The pendants featured in the museum’s collection are made of bone. They are oval, leaf-shaped, with a hole for fastening (sewing). These objects date back to the early Bronze Age (14th–9th centuries BCE). Experts attribute the pendants to the Andronovo cultural and historical community. The purpose of the pendants was to decorate a costume or horse harness, or they were used as fasteners. The pendants were sewn onto clothes directly from the front side. The symbolism of such jewelry was indirectly connected with the worship of the sun and the forces of nature. Placed in a burial, such objects were supposed to retain the social status of their bearer in the afterlife.
The origin of these appliques is directly related to the Tashkovo archaeological culture that existed in the forest-steppe zone of the Trans-Urals in the Early Bronze Age. For some reason, in the 15th century BCE, its representatives moved east, reaching the shores of the Irtysh in 100 years. This culture was characterized by ceramics with geometric patterns made with a comb stamp, and oval-shaped pendants made of purple minerals. In the studied burials of the Tashkovo people, the number of such jewelry necklaces is measured in dozens. But as the people moved away from the sources of the stone, the number of such pendants decreased — there are almost no purple objects in the Irtysh region. Keen on preserving their tradition, the craftsmen began to make such jewelry from materials of a different color that they had at hand. In this case, the craftsman made appliques from bone. This was the way ancient people preserved their memory of the abandoned homeland.
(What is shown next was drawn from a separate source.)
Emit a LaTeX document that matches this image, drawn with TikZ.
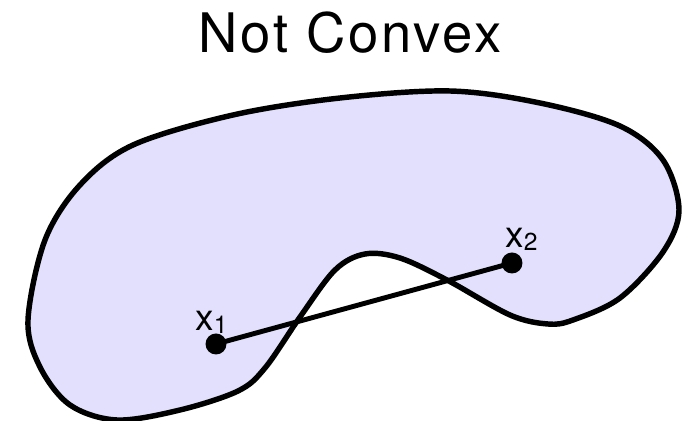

The objects were discovered during the
archaeological study of the burial ground Borovyanka-XVII by the expedition of
the National Archaeological Natural Park “Batakovo” under the leadership of
Leonid Ivanovich Pogodin and Albert Viktorovich Polevodov in 2005–2006. This
burial ground belongs to two eras at once. Numerous ground burials of the
Andronovo period (Bronze Age, 14th–11th centuries BCE), as well as no less
numerous mounds of the Sargat culture dating back to the Early Iron Age (5th
century BCE — 5th century CE) have been documented and studied here. The burial
ground is located in the Chigar meander core.